My husband drove the twelve hours to the place I once called home. My children sat in the front of the van, frightened, while I lay silent and almost comatose in the back seat. I wish I could say I tried to find words to comfort them, but I was an empty husk, moving only mechanically, unable to even hear their loving attempts at condolences. Sometime later that evening I sat in the enormous bedroom my mother shared with her husband of fifty eight years and listened as my family tried to figure out how to arrange a funeral without Mother’s supervision. No one asked my opinion. I was the outsider, a role I deserved, but there in the middle of my chest I felt the old familiar anger at my mother for bringing me to this place with these feelings. Right beside the anger was the grief for the mother I always wanted, and hidden beneath it all was a terrible guilty relief that I never again had to hear her tell me why I was a failure.

Thousands of people who loved and revered my saintly Mother filed past her casket where she lay so tiny in death. She wore an unfamiliar blue suit, my brother’s choice of clothing. On her cold left hand was the diamond my father had given her for her 50th anniversary and on the right the Eastern Star ring I had never seen her wear in life. My sister had insisted the jewelry be buried with her. Somehow in seating people for the funeral my family and I ended up on the second row, with me on the far end, directly behind one of the giant columns of the First Baptist Church sanctuary, while my father, brother, sister and all their children sat in front. It was only later I realized I had still been praying that in this last goodbye I would somehow finally be a child beloved, cherished, asked to come to the altar rail and receive her blessing. The symbol would be lost on her of course, because kneeling in public was a scorned ritual of the Methodist Church that I had joined despite her objections.

As the time without her has slipped by, I have shed my anger a bit each year, like a snake letting go of its skin in order to grow.
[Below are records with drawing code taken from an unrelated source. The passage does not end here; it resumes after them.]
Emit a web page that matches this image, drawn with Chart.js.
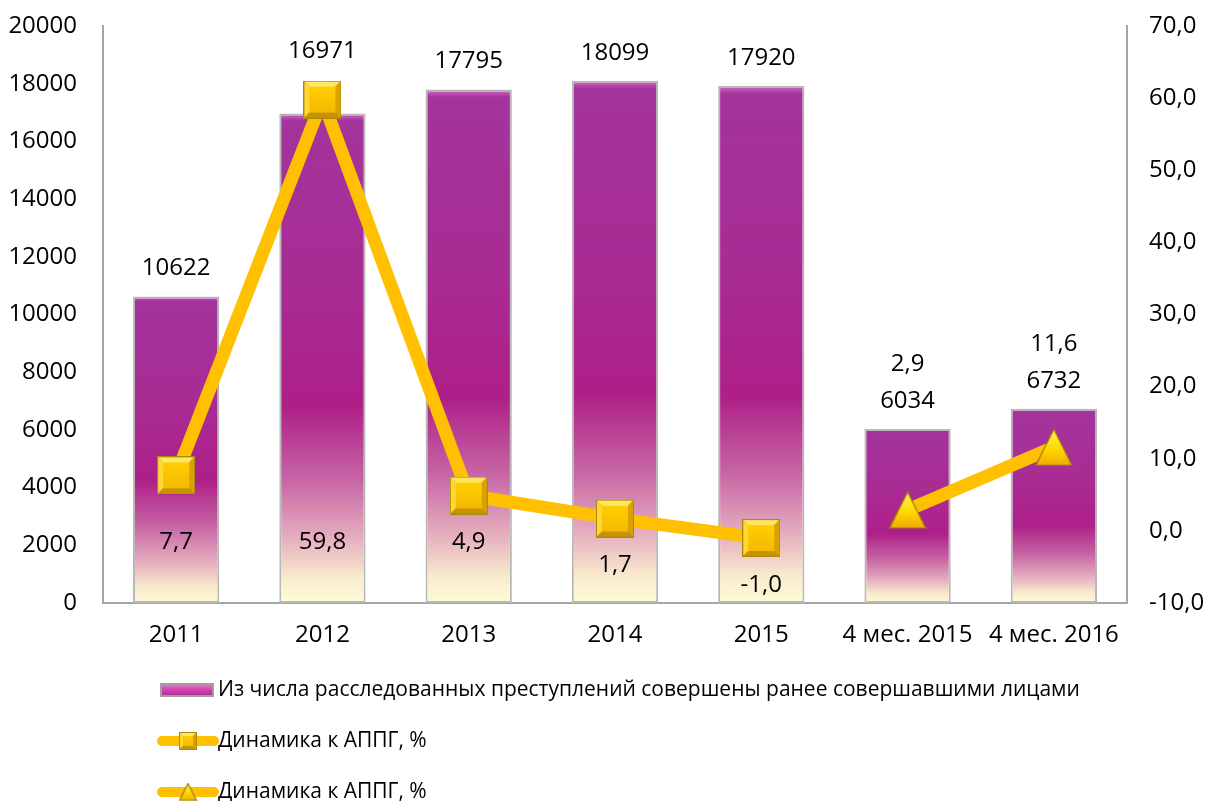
<!DOCTYPE html>
<html>
<head>
<meta charset="utf-8">
<script src="https://cdn.jsdelivr.net/npm/chart.js@4/dist/chart.umd.min.js"></script>
<style>
  html, body { margin: 0; padding: 0; background: #ffffff; }
  canvas { display: block; }
</style>
</head>
<body>
<canvas id="chart" width="1209" height="801"></canvas>
<script>
// ---------- DATA ----------
const categories = ['2011', '2012', '2013', '2014', '2015', '4 мес. 2015', '4 мес. 2016'];
const crimesByRepeatOffenders = [10622, 16971, 17795, 18099, 17920, 6034, 6732];
const dynamicsYears = [7.7, 59.8, 4.9, 1.7, -1.0, null, null];
const dynamicsPeriod = [null, null, null, null, null, 2.9, 11.6];
const seriesNames = [
  'Из числа расследованных преступлений совершены ранее совершавшими лицами',
  'Динамика к АППГ, %',
  'Динамика к АППГ, %'
];
const leftTicks = { min: 0, max: 20000, step: 2000 };
const rightTicks = { min: -10, max: 70, step: 10 };

// ---------- STYLE ----------
const FONT = '"Open Sans", "Noto Sans", "DejaVu Sans", sans-serif';
const AXIS_COLOR = '#a6a6a6';
const LINE_COLOR = '#ffc000';
const TICK_SIZE = 24;

function makeSquare(s) {
  const c = document.createElement('canvas');
  c.width = s; c.height = s;
  const g = c.getContext('2d');
  g.fillStyle = '#a88a10';
  g.fillRect(0, 0, s, s);
  const b = Math.max(2, Math.round(s * 0.14));
  g.fillStyle = '#ffe766';
  g.beginPath(); g.moveTo(1, 1); g.lineTo(s - 1, 1); g.lineTo(s - 1 - b, 1 + b); g.lineTo(1 + b, 1 + b); g.closePath(); g.fill();
  g.fillStyle = '#ffd633';
  g.beginPath(); g.moveTo(1, 1); g.lineTo(1 + b, 1 + b); g.lineTo(1 + b, s - 1 - b); g.lineTo(1, s - 1); g.closePath(); g.fill();
  g.fillStyle = '#d9a200';
  g.beginPath(); g.moveTo(s - 1, 1); g.lineTo(s - 1, s - 1); g.lineTo(s - 1 - b, s - 1 - b); g.lineTo(s - 1 - b, 1 + b); g.closePath(); g.fill();
  g.fillStyle = '#c89300';
  g.beginPath(); g.moveTo(1, s - 1); g.lineTo(s - 1, s - 1); g.lineTo(s - 1 - b, s - 1 - b); g.lineTo(1 + b, s - 1 - b); g.closePath(); g.fill();
  const grd = g.createLinearGradient(0, b, 0, s - b);
  grd.addColorStop(0, '#ffd000');
  grd.addColorStop(1, '#f5b800');
  g.fillStyle = grd;
  g.fillRect(1 + b, 1 + b, s - 2 - 2 * b, s - 2 - 2 * b);
  return c;
}

function makeTriangle(s) {
  const c = document.createElement('canvas');
  c.width = s; c.height = s;
  const g = c.getContext('2d');
  g.beginPath();
  g.moveTo(s / 2, 1);
  g.lineTo(s - 1, s - 1);
  g.lineTo(1, s - 1);
  g.closePath();
  const grd = g.createLinearGradient(0, 0, 0, s);
  grd.addColorStop(0, '#fff25a');
  grd.addColorStop(0.55, '#ffd800');
  grd.addColorStop(1, '#f0a800');
  g.fillStyle = grd;
  g.fill();
  g.lineWidth = 1.2;
  g.strokeStyle = '#9c7c10';
  g.stroke();
  return c;
}

const squareImg = makeSquare(38);
const triangleImg = makeTriangle(38);
const squareSmall = makeSquare(18);
const triangleSmall = makeTriangle(19);

function barGradient(ctx, top, bottom) {
  const g = ctx.createLinearGradient(0, top, 0, bottom);
  g.addColorStop(0, '#d46cc6');
  g.addColorStop(0.015, '#a4339c');
  g.addColorStop(0.35, '#a82c94');
  g.addColorStop(0.6, '#ae1f88');
  g.addColorStop(0.75, '#c766a5');
  g.addColorStop(0.87, '#e6b0bf');
  g.addColorStop(0.95, '#f9ecce');
  g.addColorStop(1, '#fdfbd6');
  return g;
}

const fmt1 = v => v.toFixed(1).replace('.', ',');

const labelsPlugin = {
  id: 'customLabels',
  afterDatasetsDraw(chart) {
    const ctx = chart.ctx;
    const yR = chart.scales.y1;
    const barMeta = chart.getDatasetMeta(0);
    const sqMeta = chart.getDatasetMeta(1);
    ctx.save();
    ctx.font = TICK_SIZE + 'px ' + FONT;
    ctx.fillStyle = '#000000';
    ctx.textAlign = 'center';
    ctx.textBaseline = 'middle';
    crimesByRepeatOffenders.forEach((v, i) => {
      const bar = barMeta.data[i];
      let y = bar.y - 28;
      const sq = sqMeta.data[i];
      if (dynamicsYears[i] !== null && sq && Math.abs(sq.y - bar.y) < 40) {
        y = Math.min(y, sq.y - 19 - 29);
      }
      ctx.fillText(String(v), bar.x, y);
      if (dynamicsPeriod[i] !== null) {
        ctx.fillText(fmt1(dynamicsPeriod[i]), bar.x, y - 37);
      }
      if (dynamicsYears[i] !== null) {
        const zero = yR.getPixelForValue(0);
        const ly = Math.max(zero + 11, sq.y + 47);
        ctx.fillText(fmt1(dynamicsYears[i]), sq.x, ly);
      }
    });
    ctx.restore();
  },
  afterDraw(chart) {
    const ctx = chart.ctx;
    ctx.save();
    ctx.font = '21px ' + FONT;
    ctx.fillStyle = '#000000';
    ctx.textAlign = 'left';
    ctx.textBaseline = 'middle';
    const r1 = 690;
    const sg = ctx.createLinearGradient(0, r1 - 7, 0, r1 + 7);
    sg.addColorStop(0, '#f080d8');
    sg.addColorStop(0.5, '#d040b0');
    sg.addColorStop(1, '#b02890');
    ctx.fillStyle = '#a0a0a0';
    ctx.fillRect(160, r1 - 7, 54, 14);
    ctx.fillStyle = sg;
    ctx.fillRect(162, r1 - 5, 50, 10);
    ctx.fillStyle = '#000000';
    ctx.fillText(seriesNames[0], 218, r1);
    [[741, squareSmall, seriesNames[1]], [792, triangleSmall, seriesNames[2]]].forEach(([ry, img, txt]) => {
      ctx.strokeStyle = LINE_COLOR;
      ctx.lineWidth = 10;
      ctx.lineCap = 'round';
      ctx.beginPath();
      ctx.moveTo(162, ry);
      ctx.lineTo(214, ry);
      ctx.stroke();
      ctx.drawImage(img, 188 - img.width / 2, ry - img.height / 2);
      ctx.fillStyle = '#000000';
      ctx.fillText(txt, 218, ry);
    });
    ctx.restore();
  }
};

const chart = new Chart(document.getElementById('chart'), {
  type: 'bar',
  data: {
    labels: categories,
    datasets: [
      {
        type: 'bar',
        label: seriesNames[0],
        data: crimesByRepeatOffenders,
        yAxisID: 'y',
        order: 2,
        barPercentage: 0.59,
        categoryPercentage: 1.0,
        borderColor: '#b8b8b8',
        borderWidth: 2,
        borderSkipped: false,
        backgroundColor(context) {
          const ch = context.chart;
          if (!ch.chartArea || context.type !== 'data') return '#a8359c';
          const ys = ch.scales.y;
          const top = ys.getPixelForValue(context.raw);
          const bottom = ys.getPixelForValue(0);
          return barGradient(ch.ctx, top, bottom);
        }
      },
      {
        type: 'line',
        label: seriesNames[1],
        data: dynamicsYears,
        yAxisID: 'y1',
        order: 1,
        borderColor: LINE_COLOR,
        borderWidth: 13,
        borderJoinStyle: 'round',
        pointStyle: squareImg,
        pointRadius: 19,
        tension: 0,
        spanGaps: false,
        clip: false
      },
      {
        type: 'line',
        label: seriesNames[2],
        data: dynamicsPeriod,
        yAxisID: 'y1',
        order: 0,
        borderColor: LINE_COLOR,
        borderWidth: 13,
        pointStyle: triangleImg,
        pointRadius: 19,
        tension: 0,
        spanGaps: false,
        clip: false
      }
    ]
  },
  options: {
    responsive: false,
    animation: false,
    layout: { autoPadding: false, padding: { top: 26, bottom: 0, left: 0, right: 0 } },
    plugins: {
      legend: { display: false },
      tooltip: { enabled: false }
    },
    scales: {
      x: {
        grid: { display: false, drawTicks: false },
        border: { display: true, color: AXIS_COLOR, width: 2 },
        ticks: { color: '#000000', font: { family: FONT, size: TICK_SIZE }, padding: 18, maxRotation: 0, autoSkip: false },
        afterFit(scale) { scale.height = 198; }
      },
      y: {
        position: 'left',
        min: leftTicks.min,
        max: leftTicks.max,
        grid: { display: false, drawOnChartArea: false, drawTicks: true, tickLength: 12, color: 'rgba(0,0,0,0)' },
        border: { display: true, color: AXIS_COLOR, width: 2 },
        ticks: {
          stepSize: leftTicks.step,
          color: '#000000',
          font: { family: FONT, size: TICK_SIZE, lineHeight: 0.35 },
          padding: 14,
          callback: v => String(v)
        },
        afterFit(scale) { scale.width = 103; }
      },
      y1: {
        position: 'right',
        min: rightTicks.min,
        max: rightTicks.max,
        grid: { display: false, drawOnChartArea: false, drawTicks: true, tickLength: 8, color: AXIS_COLOR, tickWidth: 2 },
        border: { display: true, color: AXIS_COLOR, width: 2 },
        ticks: {
          stepSize: rightTicks.step,
          color: '#000000',
          font: { family: FONT, size: TICK_SIZE, lineHeight: 0.35 },
          padding: 14,
          callback: v => fmt1(v)
        },
        afterFit(scale) { scale.width = 82; }
      }
    }
  },
  plugins: [labelsPlugin]
});
</script>
</body>
</html>
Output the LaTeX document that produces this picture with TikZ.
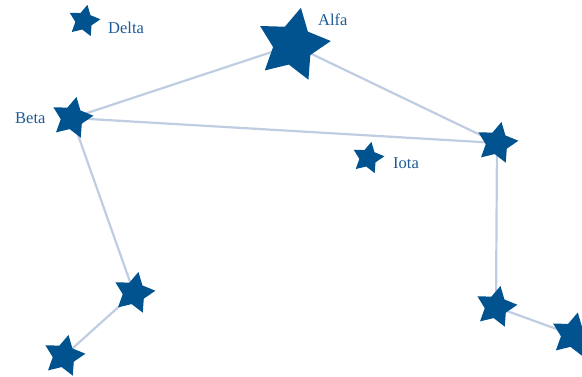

In those rare times when I have lost my temper with one of my three children I have done my worst by going to my room and slamming the door. The boys accepted it and left me alone, but it always made my daughter furious to hear the noise, the closing off of communication. I have come to understand that my resolve to never spank my children did not free me of the curse of my own childhood. The slamming of the door is no more helpful in teaching them to deal with their anger than the blows from my mother’s hand. I had to invent a way of showing love, and allowing anger, and letting my children know how amazing they are to me. In those areas where I have done badly I have gone, pride discarded, and asked their forgiveness. Hopefully I have not made them suffer too much because of my ignorance of mothering. I do not want to have to die to set them free.